__What the exercise asks__:
Print word for word the first line of the listing below and every line after it, through the line with "const obsCompAppUnclear = [0, 0, 0];". Leave out the pictures and the rest.

# # #

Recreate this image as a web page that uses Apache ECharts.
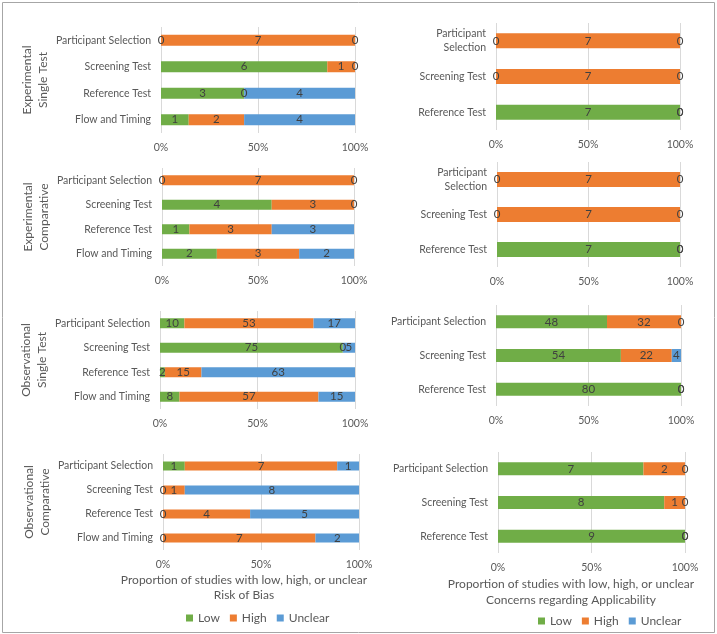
<!DOCTYPE html>
<html>
<head>
<meta charset="utf-8">
<script src="https://cdn.jsdelivr.net/npm/echarts@6/dist/echarts.min.js"></script>
<style>html,body{margin:0;padding:0;background:#fff}#c{width:717px;height:634px}</style>
</head>
<body>
<div id="c"></div>
<script>
// ---------- categories ----------
const robCats = ['Participant Selection', 'Screening Test', 'Reference Test', 'Flow and Timing'];
const appCatsWrap = ['Participant\nSelection', 'Screening Test', 'Reference Test'];
const appCats = ['Participant Selection', 'Screening Test', 'Reference Test'];
const seriesNames = ['Low', 'High', 'Unclear'];
const tickLabels = ['0%', '50%', '100%'];

// ---------- counts (Low, High, Unclear) ----------
const expSingleRobLow = [0, 6, 3, 1];
const expSingleRobHigh = [7, 1, 0, 2];
const expSingleRobUnclear = [0, 0, 4, 4];

const expSingleAppLow = [0, 0, 7];
const expSingleAppHigh = [7, 7, 0];
const expSingleAppUnclear = [0, 0, 0];

const expCompRobLow = [0, 4, 1, 2];
const expCompRobHigh = [7, 3, 3, 3];
const expCompRobUnclear = [0, 0, 3, 2];

const expCompAppLow = [0, 0, 7];
const expCompAppHigh = [7, 7, 0];
const expCompAppUnclear = [0, 0, 0];

const obsSingleRobLow = [10, 75, 2, 8];
const obsSingleRobHigh = [53, 0, 15, 57];
const obsSingleRobUnclear = [17, 5, 63, 15];

const obsSingleAppLow = [48, 54, 80];
const obsSingleAppHigh = [32, 22, 0];
const obsSingleAppUnclear = [0, 4, 0];

const obsCompRobLow = [1, 0, 0, 0];
const obsCompRobHigh = [7, 1, 4, 7];
const obsCompRobUnclear = [1, 8, 5, 2];

const obsCompAppLow = [7, 8, 9];
const obsCompAppHigh = [2, 1, 0];
const obsCompAppUnclear = [0, 0, 0];

// ---------- layout ----------
const FONT = 'Lato';
const TXT = '#595959';
const colors = ['#70AD47', '#ED7D31', '#5B9BD5'];

const panels = [
  {cats: robCats, data: [expSingleRobLow, expSingleRobHigh, expSingleRobUnclear], box: [161, 27, 194, 106], bw: 11, title: 'Experimental\nSingle Test'},
  {cats: appCatsWrap, data: [expSingleAppLow, expSingleAppHigh, expSingleAppUnclear], box: [496, 23, 184, 107], bw: 15},
  {cats: robCats, data: [expCompRobLow, expCompRobHigh, expCompRobUnclear], box: [162, 168, 192, 98], bw: 10, title: 'Experimental\nComparative'},
  {cats: appCatsWrap, data: [expCompAppLow, expCompAppHigh, expCompAppUnclear], box: [497, 162, 183, 105], bw: 15},
  {cats: robCats, data: [obsSingleRobLow, obsSingleRobHigh, obsSingleRobUnclear], box: [160, 311, 195, 98], bw: 10, title: 'Observational\nSingle Test'},
  {cats: appCats, data: [obsSingleAppLow, obsSingleAppHigh, obsSingleAppUnclear], box: [496, 305, 185, 101], bw: 13},
  {cats: robCats, data: [obsCompRobLow, obsCompRobHigh, obsCompRobUnclear], box: [163, 454, 196, 96], bw: 9, title: 'Observational\nComparative'},
  {cats: appCats, data: [obsCompAppLow, obsCompAppHigh, obsCompAppUnclear], box: [498, 452, 187, 101], bw: 13}
];

const grid = [], xAxis = [], yAxis = [], series = [];
panels.forEach((p, i) => {
  grid.push({left: p.box[0], top: p.box[1], width: p.box[2], height: p.box[3], containLabel: false});
  xAxis.push({
    type: 'value', gridIndex: i, min: 0, max: 100, interval: 50,
    axisLine: {show: false}, axisTick: {show: false},
    splitLine: {show: true, lineStyle: {color: '#D9D9D9', width: 1}},
    axisLabel: {color: TXT, fontFamily: FONT, fontSize: 10.5, margin: 9,
      formatter: v => tickLabels[Math.round(v / 50)]}
  });
  yAxis.push({
    type: 'category', gridIndex: i, inverse: true, data: p.cats,
    axisLine: {show: false}, axisTick: {show: false},
    axisLabel: {color: TXT, fontFamily: FONT, fontSize: 10.5, margin: 10, lineHeight: 14},
    name: p.title || '', nameLocation: 'middle', nameRotate: 90, nameGap: 110,
    nameTextStyle: {color: TXT, fontFamily: FONT, fontSize: 12, lineHeight: 16, align: 'center'}
  });
  const totals = p.cats.map((c, k) => p.data[0][k] + p.data[1][k] + p.data[2][k]);
  seriesNames.forEach((nm, s) => {
    series.push({
      name: nm, type: 'bar', stack: 'p' + i, xAxisIndex: i, yAxisIndex: i,
      barWidth: p.bw, itemStyle: {color: colors[s]},
      label: {show: true, position: 'inside', color: '#404040', fontFamily: FONT, fontSize: 11.5,
        formatter: prm => String(prm.data.raw)},
      data: p.data[s].map((v, k) => ({value: v / totals[k] * 100, raw: v}))
    });
  });
});

const legendCommon = {
  data: seriesNames, itemWidth: 7, itemHeight: 7, itemGap: 10, icon: 'rect',
  textStyle: {color: TXT, fontFamily: FONT, fontSize: 12}
};

const chart = echarts.init(document.getElementById('c'), null, {renderer: 'canvas'});
chart.setOption({
  animation: false,
  grid, xAxis, yAxis, series,
  legend: [
    Object.assign({left: 181, top: 607}, legendCommon),
    Object.assign({left: 533, top: 610}, legendCommon)
  ],
  graphic: [
    {type: 'rect', shape: {x: 2.5, y: 2.5, width: 712, height: 630}, style: {fill: 'none', stroke: '#A6A6A6', lineWidth: 1}, silent: true},
    {type: 'text', x: 244, y: 573, style: {text: 'Proportion of studies with low, high, or unclear\nRisk of Bias', align: 'center', fill: TXT, font: '12px Lato', lineHeight: 15}},
    {type: 'text', x: 571, y: 576, style: {text: 'Proportion of studies with low, high, or unclear\nConcerns regarding Applicability', align: 'center', fill: TXT, font: '12px Lato', lineHeight: 16}}
  ]
});
</script>
</body>
</html>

# # #

__Answer for the task__:
Recreate this image as a web page that uses Apache ECharts.
<!DOCTYPE html>
<html>
<head>
<meta charset="utf-8">
<script src="https://cdn.jsdelivr.net/npm/echarts@6/dist/echarts.min.js"></script>
<style>html,body{margin:0;padding:0;background:#fff}#c{width:717px;height:634px}</style>
</head>
<body>
<div id="c"></div>
<script>
// ---------- categories ----------
const robCats = ['Participant Selection', 'Screening Test', 'Reference Test', 'Flow and Timing'];
const appCatsWrap = ['Participant\nSelection', 'Screening Test', 'Reference Test'];
const appCats = ['Participant Selection', 'Screening Test', 'Reference Test'];
const seriesNames = ['Low', 'High', 'Unclear'];
const tickLabels = ['0%', '50%', '100%'];

// ---------- counts (Low, High, Unclear) ----------
const expSingleRobLow = [0, 6, 3, 1];
const expSingleRobHigh = [7, 1, 0, 2];
const expSingleRobUnclear = [0, 0, 4, 4];

const expSingleAppLow = [0, 0, 7];
const expSingleAppHigh = [7, 7, 0];
const expSingleAppUnclear = [0, 0, 0];

const expCompRobLow = [0, 4, 1, 2];
const expCompRobHigh = [7, 3, 3, 3];
const expCompRobUnclear = [0, 0, 3, 2];

const expCompAppLow = [0, 0, 7];
const expCompAppHigh = [7, 7, 0];
const expCompAppUnclear = [0, 0, 0];

const obsSingleRobLow = [10, 75, 2, 8];
const obsSingleRobHigh = [53, 0, 15, 57];
const obsSingleRobUnclear = [17, 5, 63, 15];

const obsSingleAppLow = [48, 54, 80];
const obsSingleAppHigh = [32, 22, 0];
const obsSingleAppUnclear = [0, 4, 0];

const obsCompRobLow = [1, 0, 0, 0];
const obsCompRobHigh = [7, 1, 4, 7];
const obsCompRobUnclear = [1, 8, 5, 2];

const obsCompAppLow = [7, 8, 9];
const obsCompAppHigh = [2, 1, 0];
const obsCompAppUnclear = [0, 0, 0];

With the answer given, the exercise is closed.